Each line from the top of the listing through the one holding "g.stroke();" should be restated word for word, with nothing added and no pictures.

§ **Raw data**
# # # #

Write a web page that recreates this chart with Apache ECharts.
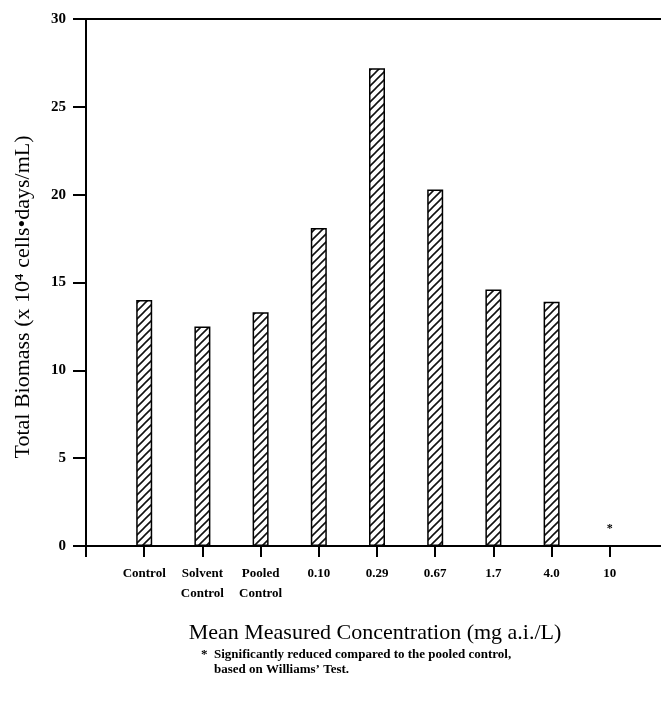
<!DOCTYPE html>
<html>
<head>
<meta charset="utf-8">
<script src="https://cdn.jsdelivr.net/npm/echarts@6/dist/echarts.min.js"></script>
<style>
html,body{margin:0;padding:0;background:#fff;}
#chart{width:661px;height:701px;}
</style>
</head>
<body>
<div id="chart"></div>
<script>
// Data
var categories = ['', 'Control', 'Solvent\nControl', 'Pooled\nControl', '0.10', '0.29', '0.67', '1.7', '4.0', '10', ''];
var biomass = [null, 14.0, 12.5, 13.3, 18.1, 27.2, 20.3, 14.6, 13.9, 0, null];
var significance = ['', '', '', '', '', '', '', '', '', '*', ''];
var yTicks = {min: 0, max: 30, interval: 5};
var yTitle = 'Total Biomass (x 10\u2074 cells\u2022days/mL)';
var xTitle = 'Mean Measured Concentration (mg a.i./L)';
var footnote = '*  Significantly reduced compared to the pooled control,\n    based on Williams\u2019 Test.';

var serif = '"Liberation Serif", "DejaVu Serif", serif';

// hatch pattern
var pc = document.createElement('canvas');
pc.width = 8; pc.height = 8;
var g = pc.getContext('2d');
g.fillStyle = '#fff';
g.fillRect(0, 0, 8, 8);
g.strokeStyle = '#111';
g.lineWidth = 1.6;
g.beginPath();
g.moveTo(-1, 9); g.lineTo(9, -1);
g.moveTo(-5, 5); g.lineTo(5, -5);
g.moveTo(3, 13); g.lineTo(13, 3);
g.stroke();

var chart = echarts.init(document.getElementById('chart'), null, {renderer: 'canvas'});
var option = {
  backgroundColor: '#fff',
  animation: false,
  grid: {left: 86, right: -7, top: 19, bottom: 155, containLabel: false, outerBoundsMode: 'none'},
  xAxis: [{
    type: 'category',
    data: categories,
    boundaryGap: false,
    axisLine: {show: true, lineStyle: {color: '#000', width: 2}},
    axisTick: {show: true, length: 11, lineStyle: {color: '#000', width: 2}, alignWithLabel: true},
    axisLabel: {
      show: true, interval: 0, margin: 18, color: '#000',
      fontFamily: serif, fontSize: 13, fontWeight: 'bold', lineHeight: 20
    },
    splitLine: {show: false}
  }, {
    type: 'category',
    data: categories,
    boundaryGap: false,
    position: 'top',
    axisLine: {show: true, lineStyle: {color: '#000', width: 2}},
    axisTick: {show: false},
    axisLabel: {show: false},
    splitLine: {show: false}
  }],
  yAxis: {
    type: 'value',
    min: yTicks.min, max: yTicks.max, interval: yTicks.interval,
    axisLine: {show: true, lineStyle: {color: '#000', width: 2}},
    axisTick: {show: true, length: 13, lineStyle: {color: '#000', width: 2}},
    axisLabel: {margin: 20, color: '#000', fontFamily: serif, fontSize: 15, fontWeight: 'bold'},
    splitLine: {show: false}
  },
  series: [{
    type: 'bar',
    data: biomass,
    barWidth: 16,
    itemStyle: {
      color: {image: pc, repeat: 'repeat'},
      borderColor: '#000',
      borderWidth: 1.5
    },
    label: {
      show: true,
      position: 'top',
      distance: 10,
      formatter: function (p) { return significance[p.dataIndex]; },
      fontFamily: serif, fontSize: 12, fontWeight: 'bold', color: '#000'
    }
  }],
  graphic: [{
    type: 'text',
    x: 23, y: 297,
    rotation: Math.PI / 2,
    style: {
      text: yTitle, fontFamily: serif, fontSize: 22, fill: '#000',
      align: 'center', verticalAlign: 'middle'
    }
  }, {
    type: 'text',
    x: 375, y: 633,
    style: {
      text: xTitle, fontFamily: serif, fontSize: 22, fill: '#000',
      align: 'center', verticalAlign: 'middle'
    }
  }, {
    type: 'text',
    left: 201, top: 647,
    style: {
      text: footnote,
      fontFamily: serif, fontSize: 13, fontWeight: 'bold', fill: '#000', lineHeight: 15
    }
  }]
};
chart.setOption(option);
</script>
</body>
</html>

# # # #

§ **Answer in full**
Write a web page that recreates this chart with Apache ECharts.
<!DOCTYPE html>
<html>
<head>
<meta charset="utf-8">
<script src="https://cdn.jsdelivr.net/npm/echarts@6/dist/echarts.min.js"></script>
<style>
html,body{margin:0;padding:0;background:#fff;}
#chart{width:661px;height:701px;}
</style>
</head>
<body>
<div id="chart"></div>
<script>
// Data
var categories = ['', 'Control', 'Solvent\nControl', 'Pooled\nControl', '0.10', '0.29', '0.67', '1.7', '4.0', '10', ''];
var biomass = [null, 14.0, 12.5, 13.3, 18.1, 27.2, 20.3, 14.6, 13.9, 0, null];
var significance = ['', '', '', '', '', '', '', '', '', '*', ''];
var yTicks = {min: 0, max: 30, interval: 5};
var yTitle = 'Total Biomass (x 10\u2074 cells\u2022days/mL)';
var xTitle = 'Mean Measured Concentration (mg a.i./L)';
var footnote = '*  Significantly reduced compared to the pooled control,\n    based on Williams\u2019 Test.';

var serif = '"Liberation Serif", "DejaVu Serif", serif';

// hatch pattern
var pc = document.createElement('canvas');
pc.width = 8; pc.height = 8;
var g = pc.getContext('2d');
g.fillStyle = '#fff';
g.fillRect(0, 0, 8, 8);
g.strokeStyle = '#111';
g.lineWidth = 1.6;
g.beginPath();
g.moveTo(-1, 9); g.lineTo(9, -1);
g.moveTo(-5, 5); g.lineTo(5, -5);
g.moveTo(3, 13); g.lineTo(13, 3);
g.stroke();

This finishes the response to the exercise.